ConnectionLens: graph integration of structured, semistructured and unstructured data
Data-intensive applications need to work with heterogeneous data sources, which can be structured (e.g., relational or CSV), semi-structured (e.g., JSON, XML or RDF), or unstructured (e.g., text or PDF). We have developed ConnectionLens, a for integrating heterogeneous, independently authored data sources in a single graph. It is particularly suited workloads that explore connections across the data sources, across different data formats and different granularities, such as data journalism projects. To discover connections across data sources and enhance their value for the user, ConnectionLens leverages Information Extraction (Named Entity Recognition) and Named Entity Disambiguation. Further, ConnectionLens allows querying the integrated graph by means of flexible keyword queries.

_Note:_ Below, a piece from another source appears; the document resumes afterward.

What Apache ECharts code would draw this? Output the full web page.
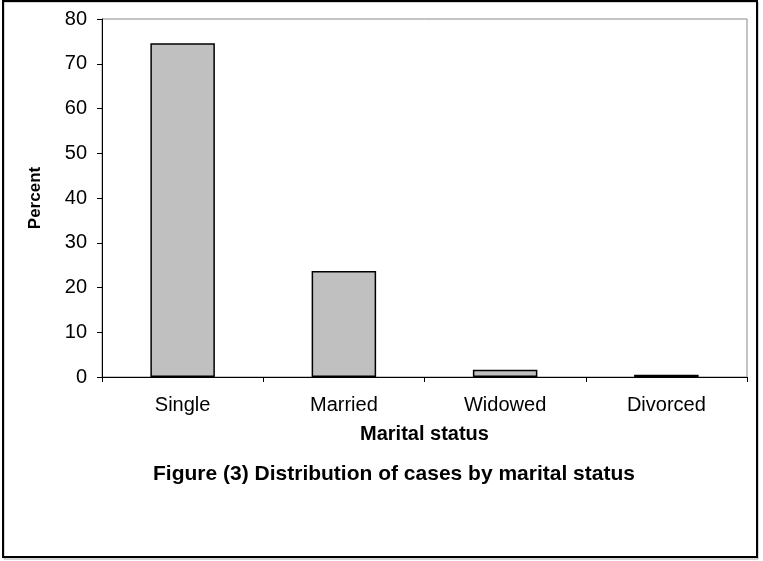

ConnectionLens is developed as part of the ANR/DGA AI Chair SourcesSay and benefits also from the suppport of the national “Plan IA” and of the DIM RFSI program. We explore applications in collaboration with Le Monde and WeDoData.
Download
You can find the system here: https://gitlab.inria.fr/cedar/connectionlens
Publications
- (Reference publication) “Graph integration of structured, semistructured and unstructured data for data journalism” by Angelos-Christos Anadiotis, Oana Balalau, Catarina Conceicao, Helena Galhardas, Mhd Yamen Haddad, Ioana Manolescu, Tayeb Merabti, Jingmao You. In Elsevier Journal of Information Systems, 104:101846, 2022
This article provides a complete description of the vision, the system architecture, and an experimental assessment as of early 2021.

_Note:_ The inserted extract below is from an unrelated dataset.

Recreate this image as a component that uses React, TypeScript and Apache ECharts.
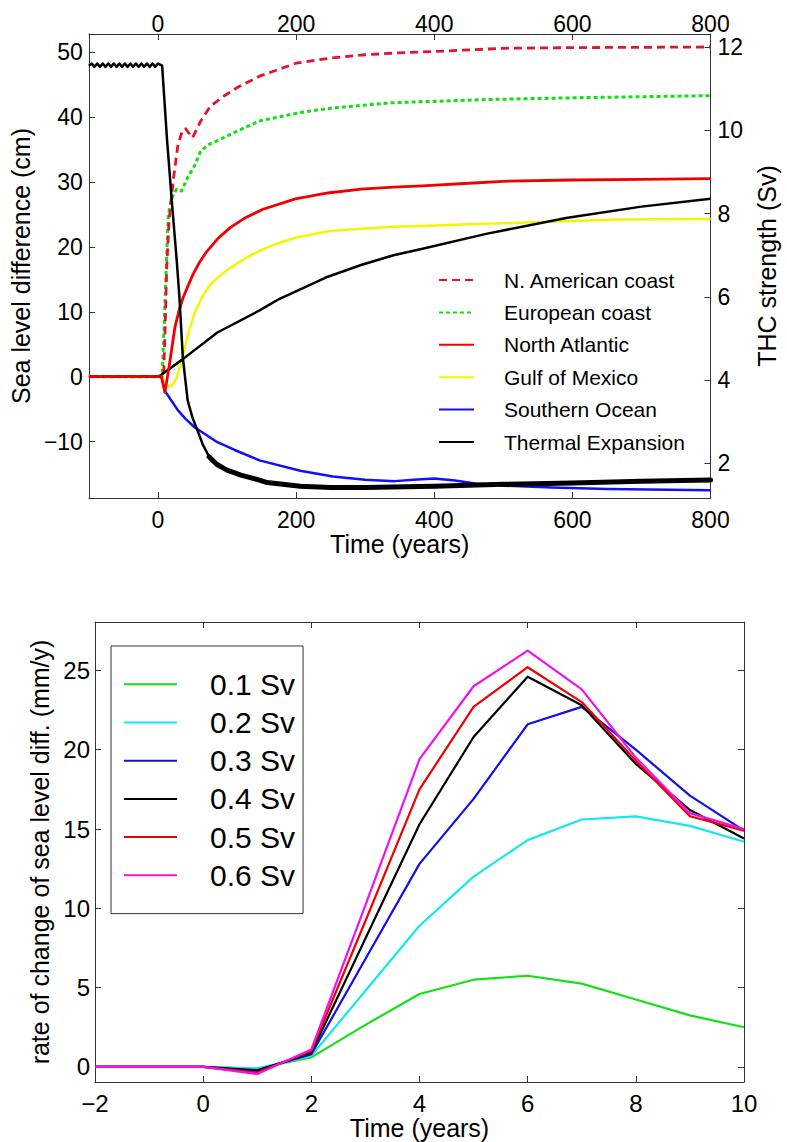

- (Application paper) “Empowering Investigative Journalism with Graph-based Heterogeneous Data Management“, by Angelos-Christos Anadiotis, Oana Balalau, Theo Bouganim, Francesco Chimienti, Helena Galhardas, Mhd Yamen Haddad, Stephane Horel, Ioana Manolescu, Youssr Youssef. Accepted for publication in a special issue if the IEEE Data Engineering Bulletin, 2021.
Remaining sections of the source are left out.